-- Start Data entries --

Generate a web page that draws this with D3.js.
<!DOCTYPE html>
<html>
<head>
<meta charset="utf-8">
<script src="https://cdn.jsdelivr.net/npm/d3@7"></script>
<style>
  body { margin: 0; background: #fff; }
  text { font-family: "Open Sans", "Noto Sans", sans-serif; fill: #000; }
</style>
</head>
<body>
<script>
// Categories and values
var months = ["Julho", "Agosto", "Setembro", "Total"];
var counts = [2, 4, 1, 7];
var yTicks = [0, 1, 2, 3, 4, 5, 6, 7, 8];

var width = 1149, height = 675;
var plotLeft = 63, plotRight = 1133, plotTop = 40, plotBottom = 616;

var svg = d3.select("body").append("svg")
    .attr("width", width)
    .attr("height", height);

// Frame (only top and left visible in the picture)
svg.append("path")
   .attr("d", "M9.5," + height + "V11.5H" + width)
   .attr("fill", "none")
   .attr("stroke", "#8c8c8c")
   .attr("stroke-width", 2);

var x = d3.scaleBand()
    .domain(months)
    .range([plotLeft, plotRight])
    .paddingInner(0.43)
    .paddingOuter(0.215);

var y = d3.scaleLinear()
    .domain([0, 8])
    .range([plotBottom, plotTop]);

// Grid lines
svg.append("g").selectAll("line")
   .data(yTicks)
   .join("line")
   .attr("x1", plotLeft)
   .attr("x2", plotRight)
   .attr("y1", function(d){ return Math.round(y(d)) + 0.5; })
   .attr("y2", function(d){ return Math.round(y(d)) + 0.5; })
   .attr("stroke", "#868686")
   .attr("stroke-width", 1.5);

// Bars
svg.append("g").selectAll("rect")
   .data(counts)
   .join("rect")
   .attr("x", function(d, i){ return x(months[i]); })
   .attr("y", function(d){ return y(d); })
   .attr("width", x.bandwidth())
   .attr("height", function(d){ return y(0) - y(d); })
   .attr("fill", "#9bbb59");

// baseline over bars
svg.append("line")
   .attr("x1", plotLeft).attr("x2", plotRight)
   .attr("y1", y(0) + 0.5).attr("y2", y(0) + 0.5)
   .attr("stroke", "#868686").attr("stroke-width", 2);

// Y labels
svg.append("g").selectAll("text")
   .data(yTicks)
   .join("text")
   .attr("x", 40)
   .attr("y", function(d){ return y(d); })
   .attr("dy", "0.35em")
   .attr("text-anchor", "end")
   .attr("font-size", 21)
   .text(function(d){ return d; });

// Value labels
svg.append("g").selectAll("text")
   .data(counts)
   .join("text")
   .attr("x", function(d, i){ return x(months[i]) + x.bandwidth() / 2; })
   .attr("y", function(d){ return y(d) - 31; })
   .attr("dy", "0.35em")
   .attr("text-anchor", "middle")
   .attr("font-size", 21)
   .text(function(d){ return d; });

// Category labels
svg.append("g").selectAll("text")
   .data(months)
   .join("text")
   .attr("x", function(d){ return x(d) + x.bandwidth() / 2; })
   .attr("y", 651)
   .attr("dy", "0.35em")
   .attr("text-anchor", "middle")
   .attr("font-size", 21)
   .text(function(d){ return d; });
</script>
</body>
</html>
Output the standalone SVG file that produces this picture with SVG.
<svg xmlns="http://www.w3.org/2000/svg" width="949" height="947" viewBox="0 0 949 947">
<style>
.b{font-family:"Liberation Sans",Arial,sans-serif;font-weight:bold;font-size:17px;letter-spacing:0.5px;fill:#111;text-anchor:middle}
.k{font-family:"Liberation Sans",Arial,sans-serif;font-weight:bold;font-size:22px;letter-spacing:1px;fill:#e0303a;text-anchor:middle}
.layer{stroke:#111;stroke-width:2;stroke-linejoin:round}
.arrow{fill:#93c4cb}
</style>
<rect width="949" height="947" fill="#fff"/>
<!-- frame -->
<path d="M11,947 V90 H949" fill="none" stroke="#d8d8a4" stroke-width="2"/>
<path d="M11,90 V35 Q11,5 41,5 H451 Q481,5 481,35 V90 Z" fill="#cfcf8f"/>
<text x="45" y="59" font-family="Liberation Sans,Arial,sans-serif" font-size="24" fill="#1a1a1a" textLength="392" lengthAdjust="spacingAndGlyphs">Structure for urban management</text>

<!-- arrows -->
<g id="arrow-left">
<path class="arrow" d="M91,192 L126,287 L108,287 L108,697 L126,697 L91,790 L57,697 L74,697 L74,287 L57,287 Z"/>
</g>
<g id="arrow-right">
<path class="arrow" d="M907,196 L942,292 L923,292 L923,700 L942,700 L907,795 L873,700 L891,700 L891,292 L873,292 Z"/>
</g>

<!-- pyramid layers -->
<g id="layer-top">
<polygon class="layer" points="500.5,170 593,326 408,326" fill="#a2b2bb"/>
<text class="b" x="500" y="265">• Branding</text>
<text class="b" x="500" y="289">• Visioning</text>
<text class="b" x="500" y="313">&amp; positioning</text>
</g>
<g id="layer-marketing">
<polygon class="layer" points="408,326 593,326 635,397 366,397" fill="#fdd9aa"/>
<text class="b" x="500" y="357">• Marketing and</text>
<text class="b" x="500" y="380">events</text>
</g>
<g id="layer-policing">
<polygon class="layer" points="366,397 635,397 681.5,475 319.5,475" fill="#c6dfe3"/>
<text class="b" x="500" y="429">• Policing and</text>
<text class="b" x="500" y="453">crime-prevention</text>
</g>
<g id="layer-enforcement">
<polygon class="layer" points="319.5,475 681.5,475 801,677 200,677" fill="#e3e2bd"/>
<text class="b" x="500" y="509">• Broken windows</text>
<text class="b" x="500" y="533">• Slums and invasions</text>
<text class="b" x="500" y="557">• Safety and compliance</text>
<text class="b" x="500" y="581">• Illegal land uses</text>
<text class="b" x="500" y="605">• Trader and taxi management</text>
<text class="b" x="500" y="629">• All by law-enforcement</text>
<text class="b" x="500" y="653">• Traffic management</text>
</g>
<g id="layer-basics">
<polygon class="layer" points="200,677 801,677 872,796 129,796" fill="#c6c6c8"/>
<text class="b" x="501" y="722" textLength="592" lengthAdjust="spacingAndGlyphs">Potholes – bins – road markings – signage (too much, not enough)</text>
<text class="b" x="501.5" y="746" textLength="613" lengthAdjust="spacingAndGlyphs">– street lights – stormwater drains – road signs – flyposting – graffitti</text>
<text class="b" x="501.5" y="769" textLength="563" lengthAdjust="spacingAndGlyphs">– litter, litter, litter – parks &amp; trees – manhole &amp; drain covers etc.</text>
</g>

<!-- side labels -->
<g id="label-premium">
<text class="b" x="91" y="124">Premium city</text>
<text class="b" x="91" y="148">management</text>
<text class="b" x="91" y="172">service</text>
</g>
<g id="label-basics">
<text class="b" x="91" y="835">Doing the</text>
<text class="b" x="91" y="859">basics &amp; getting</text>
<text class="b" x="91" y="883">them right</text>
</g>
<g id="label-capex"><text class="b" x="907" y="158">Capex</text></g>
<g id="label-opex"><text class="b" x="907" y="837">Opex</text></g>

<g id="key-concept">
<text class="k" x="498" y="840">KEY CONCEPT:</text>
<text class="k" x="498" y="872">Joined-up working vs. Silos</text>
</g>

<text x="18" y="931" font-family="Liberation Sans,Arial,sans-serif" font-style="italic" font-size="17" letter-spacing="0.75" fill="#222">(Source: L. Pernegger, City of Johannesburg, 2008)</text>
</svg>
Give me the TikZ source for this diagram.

-- End Data entries --

*Task details*. Which lines contain "this"? Copy each of them.

*Exercise answer*.
Generate a web page that draws this with D3.js.
Output the standalone SVG file that produces this picture with SVG.
Give me the TikZ source for this diagram.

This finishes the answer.